>>
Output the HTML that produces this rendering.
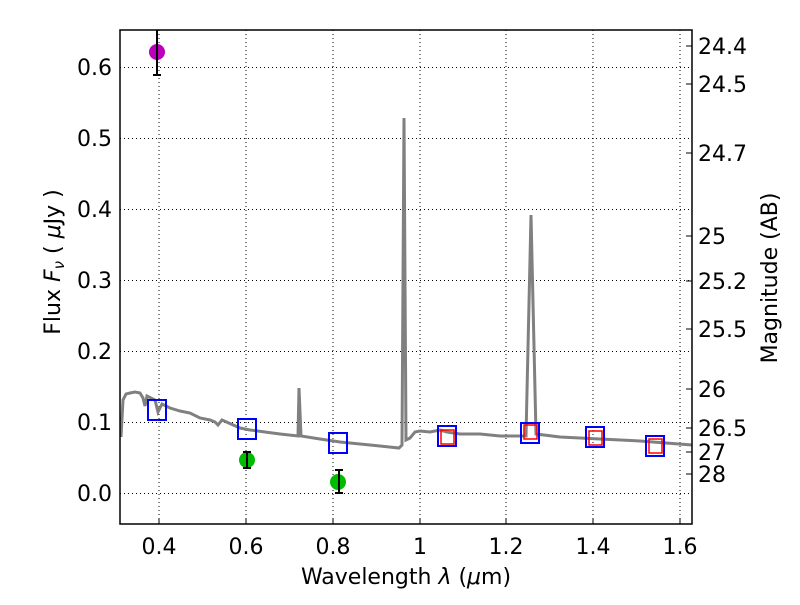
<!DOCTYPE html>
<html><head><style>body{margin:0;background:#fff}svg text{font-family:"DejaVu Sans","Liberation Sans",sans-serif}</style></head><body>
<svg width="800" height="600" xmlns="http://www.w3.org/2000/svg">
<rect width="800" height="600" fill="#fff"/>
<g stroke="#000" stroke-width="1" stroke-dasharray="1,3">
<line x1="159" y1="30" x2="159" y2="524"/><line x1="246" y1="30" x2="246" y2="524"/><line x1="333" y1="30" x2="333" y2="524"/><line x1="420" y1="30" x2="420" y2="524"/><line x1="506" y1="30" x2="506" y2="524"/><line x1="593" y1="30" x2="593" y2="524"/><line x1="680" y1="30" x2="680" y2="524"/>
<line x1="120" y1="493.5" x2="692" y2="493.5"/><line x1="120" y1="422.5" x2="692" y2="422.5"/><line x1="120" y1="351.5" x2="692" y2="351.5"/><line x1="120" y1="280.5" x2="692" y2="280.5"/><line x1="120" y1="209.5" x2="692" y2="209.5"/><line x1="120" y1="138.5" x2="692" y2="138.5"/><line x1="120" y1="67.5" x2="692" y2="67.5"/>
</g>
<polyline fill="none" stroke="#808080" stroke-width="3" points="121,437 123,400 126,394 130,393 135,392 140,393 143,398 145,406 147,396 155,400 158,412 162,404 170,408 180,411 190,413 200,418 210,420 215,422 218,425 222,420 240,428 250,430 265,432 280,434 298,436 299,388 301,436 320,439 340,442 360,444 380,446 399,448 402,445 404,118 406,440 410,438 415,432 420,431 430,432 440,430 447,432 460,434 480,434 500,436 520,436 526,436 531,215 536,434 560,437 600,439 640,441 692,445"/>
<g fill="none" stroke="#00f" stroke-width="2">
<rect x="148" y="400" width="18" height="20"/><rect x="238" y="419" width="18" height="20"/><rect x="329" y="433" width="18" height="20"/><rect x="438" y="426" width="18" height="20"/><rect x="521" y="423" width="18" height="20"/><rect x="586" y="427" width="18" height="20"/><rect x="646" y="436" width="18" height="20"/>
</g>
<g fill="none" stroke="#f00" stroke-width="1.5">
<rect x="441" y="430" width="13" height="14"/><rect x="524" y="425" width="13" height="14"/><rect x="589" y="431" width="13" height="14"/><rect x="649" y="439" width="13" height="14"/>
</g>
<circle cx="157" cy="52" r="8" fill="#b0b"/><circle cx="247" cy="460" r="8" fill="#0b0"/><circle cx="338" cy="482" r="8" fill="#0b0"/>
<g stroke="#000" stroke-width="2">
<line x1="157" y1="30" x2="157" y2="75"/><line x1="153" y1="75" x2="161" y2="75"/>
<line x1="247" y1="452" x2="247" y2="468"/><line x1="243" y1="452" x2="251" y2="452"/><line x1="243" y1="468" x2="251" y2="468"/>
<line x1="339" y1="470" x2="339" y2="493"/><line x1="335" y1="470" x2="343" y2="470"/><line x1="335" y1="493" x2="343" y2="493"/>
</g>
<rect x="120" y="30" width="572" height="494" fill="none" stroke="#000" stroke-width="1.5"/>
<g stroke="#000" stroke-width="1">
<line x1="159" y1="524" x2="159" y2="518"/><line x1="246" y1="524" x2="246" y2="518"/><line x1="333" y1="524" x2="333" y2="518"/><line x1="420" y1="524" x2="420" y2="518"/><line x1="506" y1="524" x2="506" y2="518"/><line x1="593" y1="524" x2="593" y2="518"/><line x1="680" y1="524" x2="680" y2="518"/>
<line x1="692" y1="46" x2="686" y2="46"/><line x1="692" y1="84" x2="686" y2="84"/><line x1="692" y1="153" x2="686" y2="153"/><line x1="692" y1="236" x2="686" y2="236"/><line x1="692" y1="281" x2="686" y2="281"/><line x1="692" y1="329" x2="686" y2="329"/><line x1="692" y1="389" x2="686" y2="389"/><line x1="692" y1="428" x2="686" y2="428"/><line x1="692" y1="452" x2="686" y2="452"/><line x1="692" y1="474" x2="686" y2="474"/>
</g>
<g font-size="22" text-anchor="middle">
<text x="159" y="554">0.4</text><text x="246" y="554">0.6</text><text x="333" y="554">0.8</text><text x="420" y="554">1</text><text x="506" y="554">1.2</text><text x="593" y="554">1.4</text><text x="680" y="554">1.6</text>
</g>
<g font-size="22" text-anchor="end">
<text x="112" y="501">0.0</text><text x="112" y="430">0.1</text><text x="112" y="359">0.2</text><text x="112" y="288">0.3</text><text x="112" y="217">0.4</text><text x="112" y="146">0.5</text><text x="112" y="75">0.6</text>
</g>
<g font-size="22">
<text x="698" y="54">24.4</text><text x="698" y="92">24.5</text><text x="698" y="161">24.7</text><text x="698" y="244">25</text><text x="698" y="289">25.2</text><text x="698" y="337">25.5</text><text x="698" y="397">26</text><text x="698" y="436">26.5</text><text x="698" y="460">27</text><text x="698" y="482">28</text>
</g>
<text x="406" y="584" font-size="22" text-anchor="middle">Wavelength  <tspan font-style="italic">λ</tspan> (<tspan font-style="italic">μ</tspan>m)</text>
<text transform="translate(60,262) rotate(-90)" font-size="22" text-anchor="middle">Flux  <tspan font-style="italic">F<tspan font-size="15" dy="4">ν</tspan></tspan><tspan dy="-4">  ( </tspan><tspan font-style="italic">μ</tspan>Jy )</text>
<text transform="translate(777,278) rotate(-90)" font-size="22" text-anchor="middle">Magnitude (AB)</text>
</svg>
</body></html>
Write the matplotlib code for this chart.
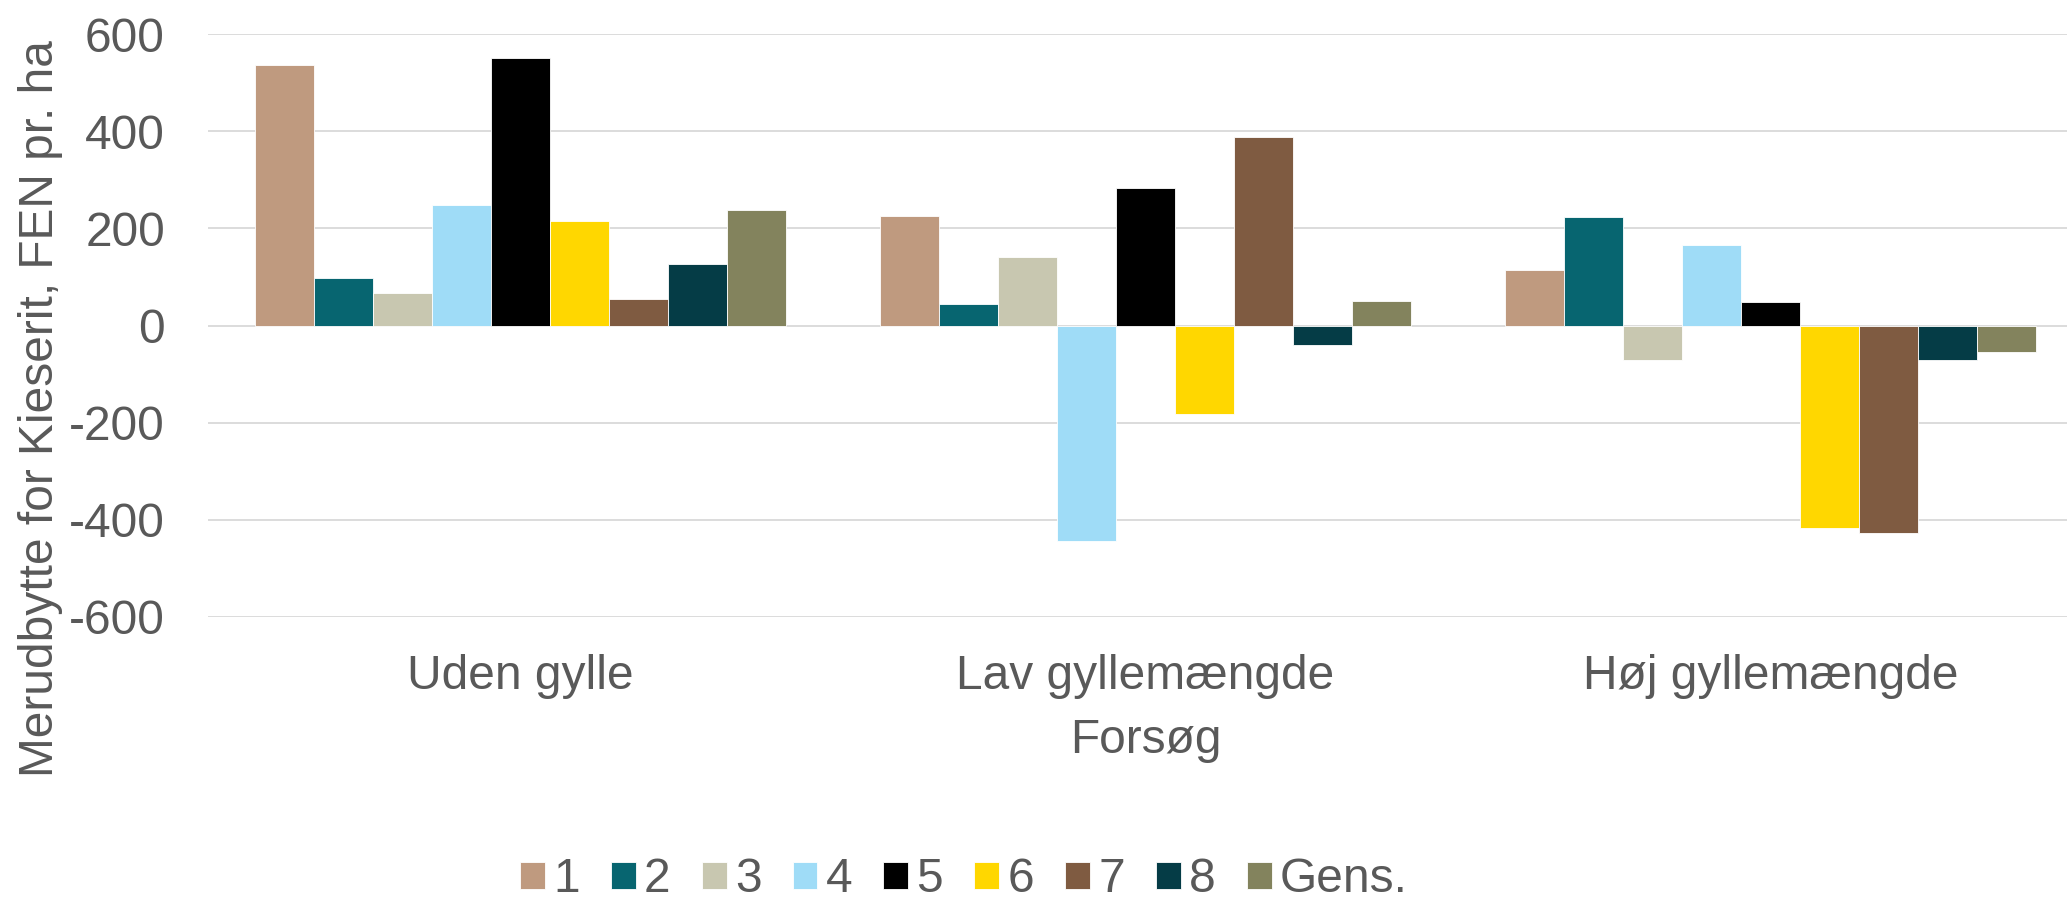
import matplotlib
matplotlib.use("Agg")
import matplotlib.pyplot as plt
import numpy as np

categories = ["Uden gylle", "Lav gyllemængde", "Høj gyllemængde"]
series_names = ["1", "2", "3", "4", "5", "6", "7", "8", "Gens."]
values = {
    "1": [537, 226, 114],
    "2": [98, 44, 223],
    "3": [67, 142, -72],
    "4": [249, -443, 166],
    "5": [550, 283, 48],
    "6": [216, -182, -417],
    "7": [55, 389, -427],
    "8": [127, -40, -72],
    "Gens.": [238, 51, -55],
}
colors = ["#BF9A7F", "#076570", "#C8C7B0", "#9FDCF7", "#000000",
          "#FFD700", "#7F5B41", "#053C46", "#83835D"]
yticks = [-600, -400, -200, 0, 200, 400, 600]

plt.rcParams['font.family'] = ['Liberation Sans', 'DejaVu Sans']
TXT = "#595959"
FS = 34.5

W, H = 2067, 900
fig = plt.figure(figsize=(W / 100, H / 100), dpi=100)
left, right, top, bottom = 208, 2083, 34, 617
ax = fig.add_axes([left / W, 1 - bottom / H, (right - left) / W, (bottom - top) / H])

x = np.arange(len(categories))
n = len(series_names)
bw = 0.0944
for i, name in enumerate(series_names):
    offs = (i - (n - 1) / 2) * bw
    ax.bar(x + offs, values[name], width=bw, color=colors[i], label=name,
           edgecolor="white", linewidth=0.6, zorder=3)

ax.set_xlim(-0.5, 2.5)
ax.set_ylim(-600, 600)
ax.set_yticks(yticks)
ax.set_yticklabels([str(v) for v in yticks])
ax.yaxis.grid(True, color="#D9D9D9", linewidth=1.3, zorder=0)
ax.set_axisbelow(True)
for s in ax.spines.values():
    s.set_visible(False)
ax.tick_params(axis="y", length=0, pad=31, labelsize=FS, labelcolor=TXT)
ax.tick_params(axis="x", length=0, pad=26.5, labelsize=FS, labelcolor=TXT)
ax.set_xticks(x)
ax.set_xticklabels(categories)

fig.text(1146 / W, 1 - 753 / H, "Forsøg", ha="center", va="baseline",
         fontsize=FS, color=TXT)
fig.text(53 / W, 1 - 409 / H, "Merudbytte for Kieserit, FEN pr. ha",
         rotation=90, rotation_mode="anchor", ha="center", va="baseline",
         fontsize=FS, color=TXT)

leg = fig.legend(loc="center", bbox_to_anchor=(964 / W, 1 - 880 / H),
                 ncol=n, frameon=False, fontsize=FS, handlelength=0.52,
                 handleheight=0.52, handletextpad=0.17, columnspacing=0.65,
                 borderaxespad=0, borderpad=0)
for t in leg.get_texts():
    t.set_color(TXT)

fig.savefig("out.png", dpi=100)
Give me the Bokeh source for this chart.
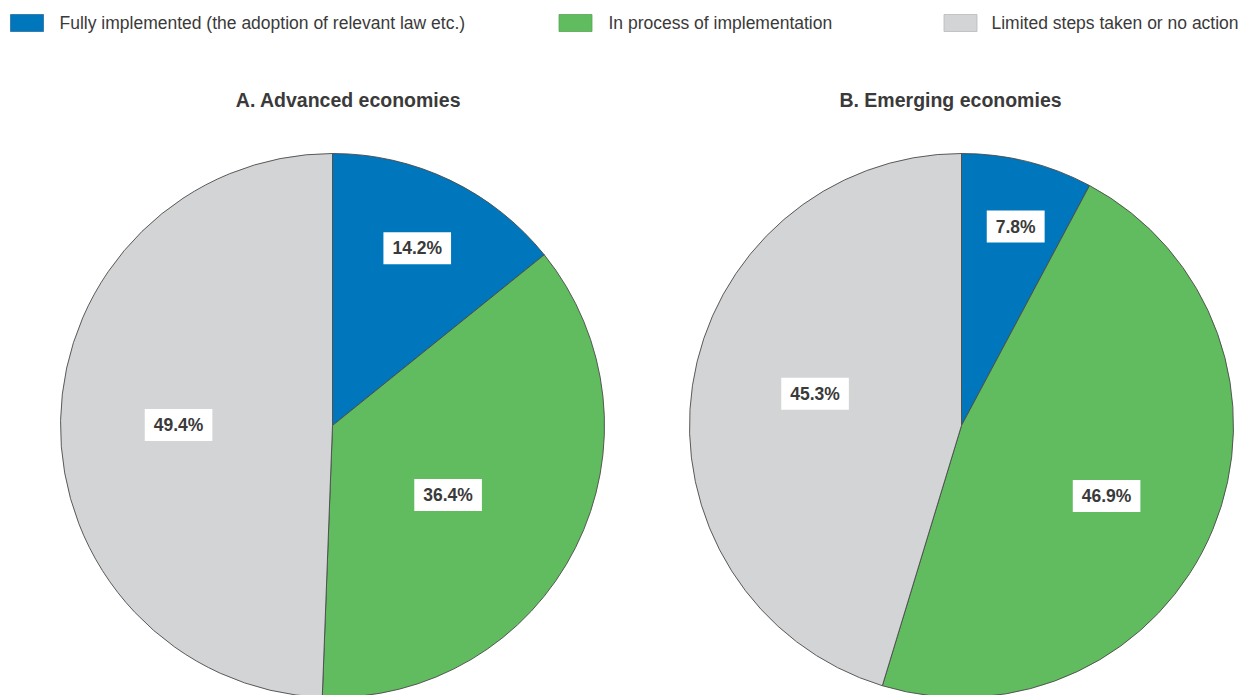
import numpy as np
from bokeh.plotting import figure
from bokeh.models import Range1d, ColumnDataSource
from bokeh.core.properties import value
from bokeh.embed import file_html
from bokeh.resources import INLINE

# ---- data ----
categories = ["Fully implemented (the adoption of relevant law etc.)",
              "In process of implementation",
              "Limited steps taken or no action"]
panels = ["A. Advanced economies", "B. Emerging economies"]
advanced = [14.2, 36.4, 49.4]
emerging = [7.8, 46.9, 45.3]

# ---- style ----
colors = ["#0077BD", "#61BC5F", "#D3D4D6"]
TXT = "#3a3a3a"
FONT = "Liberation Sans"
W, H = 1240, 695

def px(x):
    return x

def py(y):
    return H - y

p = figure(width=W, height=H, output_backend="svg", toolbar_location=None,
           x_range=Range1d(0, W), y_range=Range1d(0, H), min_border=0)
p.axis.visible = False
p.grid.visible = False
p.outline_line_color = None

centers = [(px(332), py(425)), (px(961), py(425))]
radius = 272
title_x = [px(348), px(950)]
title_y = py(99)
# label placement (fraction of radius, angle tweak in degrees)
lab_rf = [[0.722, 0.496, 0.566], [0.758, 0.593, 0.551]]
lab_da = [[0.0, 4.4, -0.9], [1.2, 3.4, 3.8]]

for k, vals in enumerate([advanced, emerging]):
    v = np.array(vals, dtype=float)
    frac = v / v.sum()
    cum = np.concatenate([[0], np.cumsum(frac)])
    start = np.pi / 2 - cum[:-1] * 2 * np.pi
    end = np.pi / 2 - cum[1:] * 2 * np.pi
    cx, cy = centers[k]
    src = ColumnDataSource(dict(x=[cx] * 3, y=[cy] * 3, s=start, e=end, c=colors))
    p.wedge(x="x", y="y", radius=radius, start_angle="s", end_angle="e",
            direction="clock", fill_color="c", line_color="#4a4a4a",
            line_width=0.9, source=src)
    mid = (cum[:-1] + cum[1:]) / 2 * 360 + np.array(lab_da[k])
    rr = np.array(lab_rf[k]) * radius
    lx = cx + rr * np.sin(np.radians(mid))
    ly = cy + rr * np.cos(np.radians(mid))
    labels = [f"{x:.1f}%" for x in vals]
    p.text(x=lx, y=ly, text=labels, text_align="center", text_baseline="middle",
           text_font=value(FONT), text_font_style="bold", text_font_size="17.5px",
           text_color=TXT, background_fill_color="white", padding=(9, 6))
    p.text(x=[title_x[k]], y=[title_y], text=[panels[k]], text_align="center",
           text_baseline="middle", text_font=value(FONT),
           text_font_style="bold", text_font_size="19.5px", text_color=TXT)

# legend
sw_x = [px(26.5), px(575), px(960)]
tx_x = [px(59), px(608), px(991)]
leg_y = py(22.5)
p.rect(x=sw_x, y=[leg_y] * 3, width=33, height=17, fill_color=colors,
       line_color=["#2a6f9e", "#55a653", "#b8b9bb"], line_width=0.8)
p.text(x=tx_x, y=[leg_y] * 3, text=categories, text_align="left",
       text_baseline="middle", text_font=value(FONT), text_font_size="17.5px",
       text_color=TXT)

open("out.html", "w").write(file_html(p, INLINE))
<<
### TASK GOAL
Would you restate, exactly and with no pictures, the lines of the entries above from the one containing "Write the matplotlib code for this chart." through the one containing "ax = fig.add_axes([left"?

### ANSWER IN FULL
Write the matplotlib code for this chart.
import matplotlib
matplotlib.use("Agg")
import matplotlib.pyplot as plt
import numpy as np

categories = ["Uden gylle", "Lav gyllemængde", "Høj gyllemængde"]
series_names = ["1", "2", "3", "4", "5", "6", "7", "8", "Gens."]
values = {
    "1": [537, 226, 114],
    "2": [98, 44, 223],
    "3": [67, 142, -72],
    "4": [249, -443, 166],
    "5": [550, 283, 48],
    "6": [216, -182, -417],
    "7": [55, 389, -427],
    "8": [127, -40, -72],
    "Gens.": [238, 51, -55],
}
colors = ["#BF9A7F", "#076570", "#C8C7B0", "#9FDCF7", "#000000",
          "#FFD700", "#7F5B41", "#053C46", "#83835D"]
yticks = [-600, -400, -200, 0, 200, 400, 600]

plt.rcParams['font.family'] = ['Liberation Sans', 'DejaVu Sans']
TXT = "#595959"
FS = 34.5

W, H = 2067, 900
fig = plt.figure(figsize=(W / 100, H / 100), dpi=100)
left, right, top, bottom = 208, 2083, 34, 617
ax = fig.add_axes([left / W, 1 - bottom / H, (right - left) / W, (bottom - top) / H])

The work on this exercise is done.